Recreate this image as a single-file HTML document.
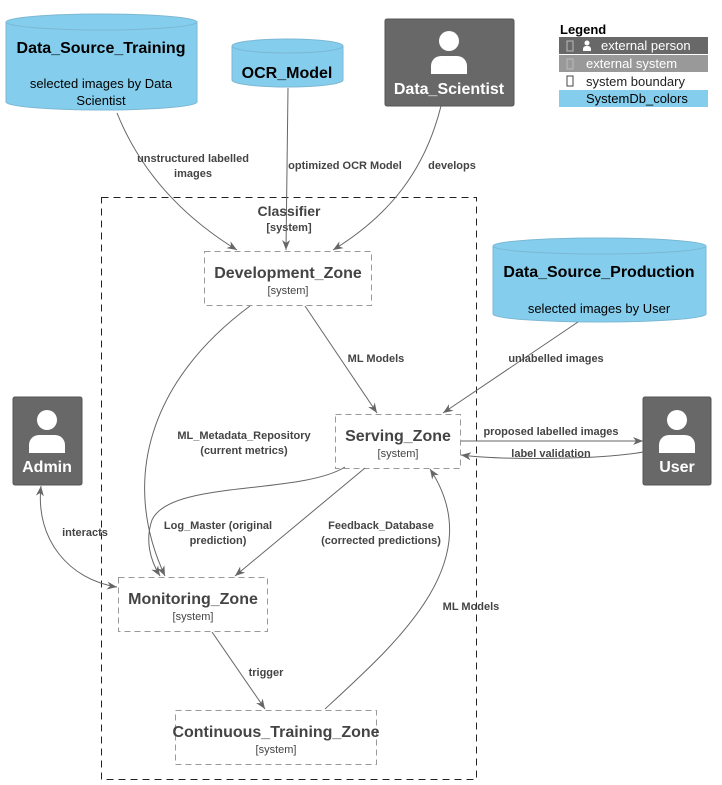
<!DOCTYPE html>
<html><head><meta charset="utf-8"><style>
body{margin:0;background:#fff}
svg{display:block;font-family:"Liberation Sans",sans-serif}
</style></head><body>
<svg width="722" height="785" viewBox="0 0 722 785" xmlns="http://www.w3.org/2000/svg">
<defs>
<marker id="a" viewBox="0 0 10 10" refX="10" refY="5" markerWidth="10" markerHeight="10" orient="auto-start-reverse" markerUnits="userSpaceOnUse"><path d="M0,1 L10,5 L0,9 L3,5 z" fill="#666"/></marker>
</defs>
<rect x="101.5" y="197.5" width="375" height="582" fill="none" stroke="#222" stroke-dasharray="7,5"/>
<text x="289" y="216" text-anchor="middle" font-size="14" font-weight="bold" fill="#444">Classifier</text>
<text x="289" y="231" text-anchor="middle" font-size="11" font-weight="bold" fill="#444">[system]</text>

<g fill="#85cdec" stroke="#7bb8d3">
<path d="M6,22 v80 a95.5,8 0 0 0 191,0 v-80"/>
<ellipse cx="101.5" cy="22" rx="95.5" ry="8"/>
<path d="M232,46 v34 a55.5,7 0 0 0 111,0 v-34"/>
<ellipse cx="287.5" cy="46" rx="55.5" ry="7"/>
<path d="M493,246 v68 a106.5,8 0 0 0 213,0 v-68"/>
<ellipse cx="599.5" cy="246" rx="106.5" ry="8"/>
</g>
<text x="101" y="53" text-anchor="middle" font-size="16" font-weight="bold" fill="#000">Data_Source_Training</text>
<text x="101" y="88" text-anchor="middle" font-size="13" fill="#000">selected images by Data</text>
<text x="101" y="105" text-anchor="middle" font-size="13" fill="#000">Scientist</text>
<text x="287" y="78" text-anchor="middle" font-size="16" font-weight="bold" fill="#000">OCR_Model</text>
<text x="599" y="277" text-anchor="middle" font-size="16" font-weight="bold" fill="#000">Data_Source_Production</text>
<text x="599" y="313" text-anchor="middle" font-size="13" fill="#000">selected images by User</text>

<g fill="#686868" stroke="#555">
<rect x="385" y="19" width="129" height="87" rx="2"/>
<rect x="13" y="397" width="69" height="88" rx="2"/>
<rect x="643" y="397" width="68" height="88" rx="2"/>
</g>
<g fill="#fff">
<circle cx="449" cy="41" r="10"/><path d="M431,74 v-8 a10,10 0 0 1 10,-10 h16 a10,10 0 0 1 10,10 v8 z"/>
<circle cx="47" cy="420" r="10"/><path d="M29,453 v-8 a10,10 0 0 1 10,-10 h16 a10,10 0 0 1 10,10 v8 z"/>
<circle cx="677" cy="420" r="10"/><path d="M659,453 v-8 a10,10 0 0 1 10,-10 h16 a10,10 0 0 1 10,10 v8 z"/>
</g>
<text x="449" y="94" text-anchor="middle" font-size="16" font-weight="bold" fill="#fff">Data_Scientist</text>
<text x="47" y="472" text-anchor="middle" font-size="16" font-weight="bold" fill="#fff">Admin</text>
<text x="677" y="472" text-anchor="middle" font-size="16" font-weight="bold" fill="#fff">User</text>

<g fill="#fff" stroke="#999" stroke-dasharray="6,4">
<rect x="204.5" y="251.5" width="167" height="54"/>
<rect x="335.5" y="414.5" width="125" height="54"/>
<rect x="118.5" y="577.5" width="149" height="54"/>
<rect x="175.5" y="710.5" width="201" height="54"/>
</g>
<g fill="#444" text-anchor="middle">
<text x="288" y="278" font-size="16" font-weight="bold">Development_Zone</text>
<text x="288" y="294" font-size="11">[system]</text>
<text x="398" y="441" font-size="16" font-weight="bold">Serving_Zone</text>
<text x="398" y="457" font-size="11">[system]</text>
<text x="193" y="604" font-size="16" font-weight="bold">Monitoring_Zone</text>
<text x="193" y="620" font-size="11">[system]</text>
<text x="276" y="737" font-size="16" font-weight="bold">Continuous_Training_Zone</text>
<text x="276" y="753" font-size="11">[system]</text>
</g>

<g fill="none" stroke="#666" stroke-width="1">
<path d="M117,113 C140,170 180,215 237,250" marker-end="url(#a)"/>
<path d="M288,88 L286,250" marker-end="url(#a)"/>
<path d="M441,106 C425,170 390,215 333,250" marker-end="url(#a)"/>
<path d="M305,306 L377,413" marker-end="url(#a)"/>
<path d="M250,306 C150,380 120,480 165,576" marker-end="url(#a)"/>
<path d="M365,468 L235,576" marker-end="url(#a)"/>
<path d="M345,467 C300,495 170,480 152,520 C145,540 150,560 160,576" marker-end="url(#a)"/>
<path d="M578,322 L443,413" marker-end="url(#a)"/>
<path d="M461,441 L643,441" marker-end="url(#a)"/>
<path d="M643,452 C600,460 500,460 461,455" marker-end="url(#a)"/>
<path d="M41,486 C35,540 70,580 117,587" marker-start="url(#a)" marker-end="url(#a)"/>
<path d="M212,632 L265,709" marker-end="url(#a)"/>
<path d="M325,709 C400,640 490,560 430,469" marker-end="url(#a)"/>
</g>
<g fill="#444" font-size="11" font-weight="bold" text-anchor="middle">
<text x="193" y="162">unstructured labelled</text><text x="193" y="177">images</text>
<text x="345" y="169">optimized OCR Model</text>
<text x="452" y="169">develops</text>
<text x="376" y="362">ML Models</text>
<text x="244" y="439">ML_Metadata_Repository</text><text x="244" y="454">(current metrics)</text>
<text x="218" y="529">Log_Master (original</text><text x="218" y="544">prediction)</text>
<text x="381" y="529">Feedback_Database</text><text x="381" y="544">(corrected predictions)</text>
<text x="556" y="362">unlabelled images</text>
<text x="551" y="435">proposed labelled images</text>
<text x="551" y="457">label validation</text>
<text x="85" y="536">interacts</text>
<text x="266" y="676">trigger</text>
<text x="471" y="610">ML Models</text>
</g>

<text x="560" y="34" font-size="13" font-weight="bold" fill="#000">Legend</text>
<rect x="559" y="37" width="149" height="17" fill="#686868"/>
<rect x="559" y="55" width="149" height="17" fill="#999"/>
<rect x="559" y="90" width="149" height="17" fill="#85cdec"/>
<g fill="none" stroke="#bbb"><rect x="567" y="41" width="6" height="10"/><rect x="567" y="59" width="6" height="10"/></g>
<rect x="567" y="76" width="6" height="10" fill="none" stroke="#444"/>
<circle cx="587" cy="43" r="2.5" fill="#fff"/><path d="M583,51 v-2 a3,3 0 0 1 3,-3 h2 a3,3 0 0 1 3,3 v2z" fill="#fff"/>
<g font-size="13">
<text x="601" y="50" fill="#fff">external person</text>
<text x="586" y="68" fill="#fff">external system</text>
<text x="586" y="86" fill="#222">system boundary</text>
<text x="586" y="103" fill="#000">SystemDb_colors</text>
</g>
</svg>
</body></html>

• • • •

-- Aim --
Exactly as written, please give again the lines from the beginning of the listing through the line containing "images by User</text>", inclusive, without any pictures.

-- Reply --
Recreate this image as a single-file HTML document.
<!DOCTYPE html>
<html><head><meta charset="utf-8"><style>
body{margin:0;background:#fff}
svg{display:block;font-family:"Liberation Sans",sans-serif}
</style></head><body>
<svg width="722" height="785" viewBox="0 0 722 785" xmlns="http://www.w3.org/2000/svg">
<defs>
<marker id="a" viewBox="0 0 10 10" refX="10" refY="5" markerWidth="10" markerHeight="10" orient="auto-start-reverse" markerUnits="userSpaceOnUse"><path d="M0,1 L10,5 L0,9 L3,5 z" fill="#666"/></marker>
</defs>
<rect x="101.5" y="197.5" width="375" height="582" fill="none" stroke="#222" stroke-dasharray="7,5"/>
<text x="289" y="216" text-anchor="middle" font-size="14" font-weight="bold" fill="#444">Classifier</text>
<text x="289" y="231" text-anchor="middle" font-size="11" font-weight="bold" fill="#444">[system]</text>

<g fill="#85cdec" stroke="#7bb8d3">
<path d="M6,22 v80 a95.5,8 0 0 0 191,0 v-80"/>
<ellipse cx="101.5" cy="22" rx="95.5" ry="8"/>
<path d="M232,46 v34 a55.5,7 0 0 0 111,0 v-34"/>
<ellipse cx="287.5" cy="46" rx="55.5" ry="7"/>
<path d="M493,246 v68 a106.5,8 0 0 0 213,0 v-68"/>
<ellipse cx="599.5" cy="246" rx="106.5" ry="8"/>
</g>
<text x="101" y="53" text-anchor="middle" font-size="16" font-weight="bold" fill="#000">Data_Source_Training</text>
<text x="101" y="88" text-anchor="middle" font-size="13" fill="#000">selected images by Data</text>
<text x="101" y="105" text-anchor="middle" font-size="13" fill="#000">Scientist</text>
<text x="287" y="78" text-anchor="middle" font-size="16" font-weight="bold" fill="#000">OCR_Model</text>
<text x="599" y="277" text-anchor="middle" font-size="16" font-weight="bold" fill="#000">Data_Source_Production</text>
<text x="599" y="313" text-anchor="middle" font-size="13" fill="#000">selected images by User</text>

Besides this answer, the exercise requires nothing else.